3 Oct 2025

From Mozart to the marimba

From Three to Seven, 4:00 pm on 3 October 2025
Naoto Segawa

Naoto Segawa Photo: Allan Blundell

Naoto Segawa was three, maybe four, he can't recall for sure. He can't even remember the name of the TV show, but he's never forgotten a tune that featured on it - Mozart's Turkish March.

Which means the Japanese TV show was doing its job: switching children onto classical music.

"For some reason, that three-year-old me thought that was the coolest music ever."

These days, percussion - especially the marimba - is the musical bread and butter of the Japanese-born, New Zealand-based performer.

Segawa spoke with RNZ Concert ahead of his latest gigs, which range from playing Shostakovich with Orchestra Wellington to premiering new chamber music works by the Kiwi composer Keith Moss.

But how did a classical artist whose career was galvanised by listening to Mozart end up specialising in an instrument that only established itself in the classical realm more than a century and a half after Mozart's death?

That happened because in junior high school Segawa joined the school concert band, which required a lot of marching. Something you can't do easily with a piano.
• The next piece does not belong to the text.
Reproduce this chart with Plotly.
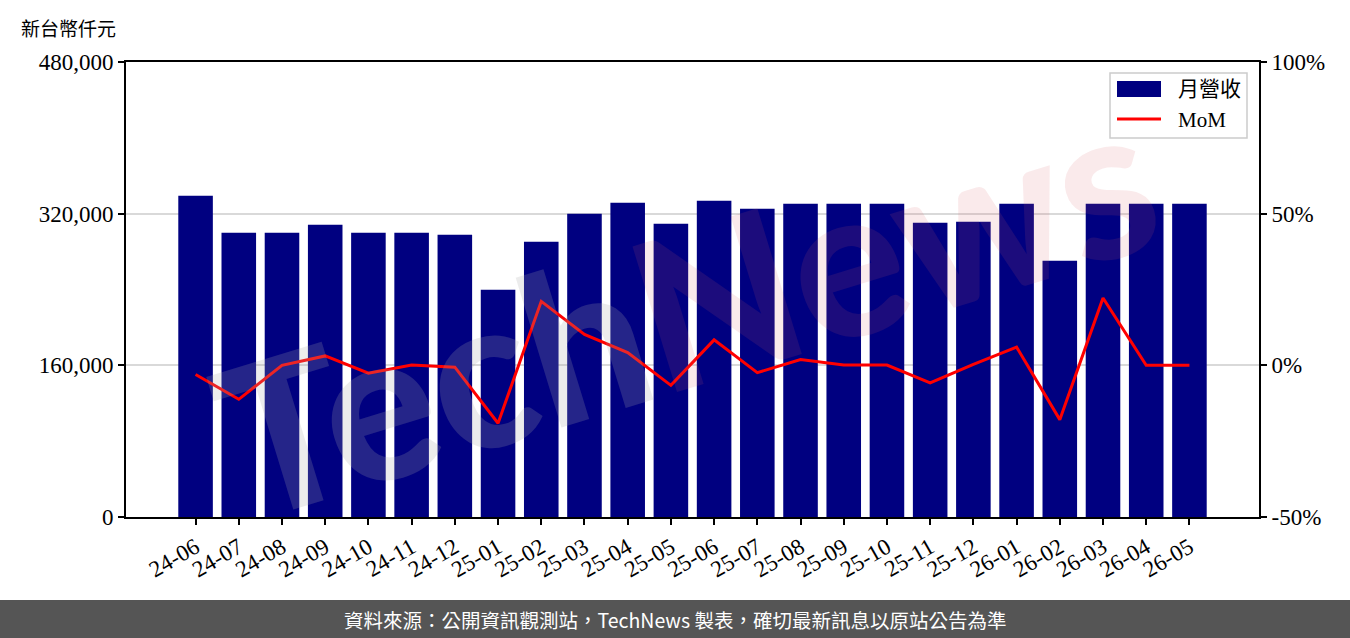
import plotly.graph_objects as go

months = ["24-06", "24-07", "24-08", "24-09", "24-10", "24-11", "24-12",
          "25-01", "25-02", "25-03", "25-04", "25-05", "25-06", "25-07",
          "25-08", "25-09", "25-10", "25-11", "25-12", "26-01", "26-02",
          "26-03", "26-04", "26-05"]
revenue = [339000, 300000, 300000, 308300, 300000, 300000, 297800,
           239800, 290400, 320000, 331600, 309400, 333700, 325200,
           330500, 330500, 330500, 310500, 311500, 330500, 270400,
           330500, 330500, 330500]
mom = [-0.030, -0.112, 0.000, 0.031, -0.026, 0.001, -0.006,
       -0.191, 0.211, 0.102, 0.042, -0.066, 0.084, -0.024,
       0.019, 0.001, 0.001, -0.058, 0.003, 0.060, -0.179,
       0.222, 0.000, 0.000]
left_ticks = [0, 160000, 320000, 480000]
right_ticks = [-0.5, 0.0, 0.5, 1.0]
series_names = ["月營收", "MoM"]

W, H = 1350, 638
L, R, T, B = 126, 1259, 62, 517
SERIF = "Liberation Serif, Noto Sans CJK TC"
CJK = "Noto Sans CJK TC"
BAR_COLOR = "#000080"
LINE_COLOR = "#ff0000"

x_idx = list(range(len(months)))

fig = go.Figure()
fig.add_trace(go.Bar(x=x_idx, y=revenue, name=series_names[0], marker_color=BAR_COLOR,
                     marker_line_width=0, width=0.8, yaxis="y"))
fig.add_trace(go.Scatter(x=x_idx, y=mom, name=series_names[1], mode="lines",
                         line=dict(color=LINE_COLOR, width=3), yaxis="y2"))


def px_x(p):
    return (p - L) / (R - L)


def px_y(p):
    return (B - p) / (B - T)


fig.update_layout(
    width=W, height=H,
    margin=dict(l=L, r=W - R, t=T, b=H - B, pad=0),
    paper_bgcolor="white", plot_bgcolor="white",
    showlegend=False,
    xaxis=dict(range=[-1.61, 24.61], tickmode="array", tickvals=x_idx, ticktext=months,
               tickangle=-30, ticks="outside", ticklen=6, tickwidth=1.5, tickcolor="black",
               showline=True, linecolor="black", linewidth=2, mirror=True,
               showgrid=False, zeroline=False,
               tickfont=dict(family=SERIF, size=23, color="black")),
    yaxis=dict(range=[0, 480000], tickmode="array", tickvals=left_ticks,
               ticktext=[f"{v:,}" for v in left_ticks],
               ticks="outside", ticklen=6, tickwidth=1.5, tickcolor="black",
               showline=True, linecolor="black", linewidth=2,
               showgrid=True, gridcolor="#d9d9d9", gridwidth=1.5, zeroline=False,
               tickfont=dict(family=SERIF, size=23, color="black")),
    yaxis2=dict(range=[-0.5, 1.0], overlaying="y", side="right", tickmode="array",
                tickvals=right_ticks, ticktext=[f"{int(v*100)}%" for v in right_ticks],
                ticks="outside", ticklen=6, tickwidth=1.5, tickcolor="black",
                showline=True, linecolor="black", linewidth=2,
                showgrid=False, zeroline=False,
                tickfont=dict(family=SERIF, size=23, color="black")),
    bargap=0.2,
)

# watermark
fig.add_annotation(
    x=px_x(685), y=px_y(305), xref="paper", yref="paper", showarrow=False,
    text="<span style='color:rgba(170,170,170,0.22)'>Tech</span>"
         "<span style='color:rgba(220,90,100,0.13)'>News</span>",
    font=dict(family="Lato", size=210, weight=900),
    textangle=-17,
)

# custom legend (matplotlib-like)
fig.add_shape(type="rect", xref="paper", yref="paper",
              x0=px_x(1110), x1=px_x(1247), y0=px_y(138), y1=px_y(73),
              fillcolor="rgba(255,255,255,0.85)", line=dict(color="#cccccc", width=1.5),
              layer="above")
fig.add_shape(type="rect", xref="paper", yref="paper",
              x0=px_x(1117), x1=px_x(1161), y0=px_y(97), y1=px_y(81),
              fillcolor=BAR_COLOR, line_width=0, layer="above")
fig.add_shape(type="line", xref="paper", yref="paper",
              x0=px_x(1117), x1=px_x(1161), y0=px_y(119), y1=px_y(119),
              line=dict(color=LINE_COLOR, width=3), layer="above")
fig.add_annotation(x=px_x(1176), y=px_y(89), xref="paper", yref="paper", showarrow=False,
                   xanchor="left", yanchor="middle", text=series_names[0],
                   font=dict(family=SERIF, size=21, color="black"))
fig.add_annotation(x=px_x(1176), y=px_y(120), xref="paper", yref="paper", showarrow=False,
                   xanchor="left", yanchor="middle", text=series_names[1],
                   font=dict(family=SERIF, size=21, color="black"))

# y-axis unit title
fig.add_annotation(x=px_x(19), y=px_y(27), xref="paper", yref="paper", showarrow=False,
                   xanchor="left", yanchor="middle", text="新台幣仟元",
                   font=dict(family=CJK, size=19, color="black"))

# footer band
fig.add_shape(type="rect", xref="paper", yref="paper",
              x0=px_x(0), x1=px_x(W), y0=px_y(H), y1=px_y(600),
              fillcolor="#555555", line_width=0, layer="above")
fig.add_annotation(x=px_x(675), y=px_y(619), xref="paper", yref="paper", showarrow=False,
                   xanchor="center", yanchor="middle",
                   text="資料來源：公開資訊觀測站，TechNews 製表，確切最新訊息以原站公告為準",
                   font=dict(family=CJK, size=19.5, color="white"))

fig.write_html("out.html")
So Segawa became a percussionist, quite a good one.

From junior high school concert bands, Segawa moved to auditioning for a place in music school at a Japanese university.

As a part of the audition process, he had to play a marimba - a bit of a challenge for a percussionist who'd specialised in drumming.

"I didn't really know what a marimba was honestly, but I basically fell in love."

For Segawa, the marimba represented the perfect blend of his concert band percussion and his ongoing love of the keyboard.

Later this week, Segawa will take part in the world premiere of a new piece by Keith Moss for two percussionists and a quintet of reed instruments - Chamber Dances: Septet Number 2.

Segawa moved down under from the Northern hemisphere for love - first to Australia. 

That didn't work out, but it did lead to opportunities to work in New Zealand, something which proved so enjoyable he decided to settle here.

"Everyone's more inviting and kind."

Chamber Dances by Keith Moss gets its world premiere at St Peter’s on Willis, Wellington, this Friday 10 October, followed by a second performance at Te Raukura ki Kapiti, Raumati Beach, on Saturday 11 October.

That same weekend, a recording of Naoto Segawa's playing will feature in a concert at Auckland's Stardome observatory in a premiere of another new piece by Keith Moss in the Auckland Philharmonia’s Strings Under the Stars gig.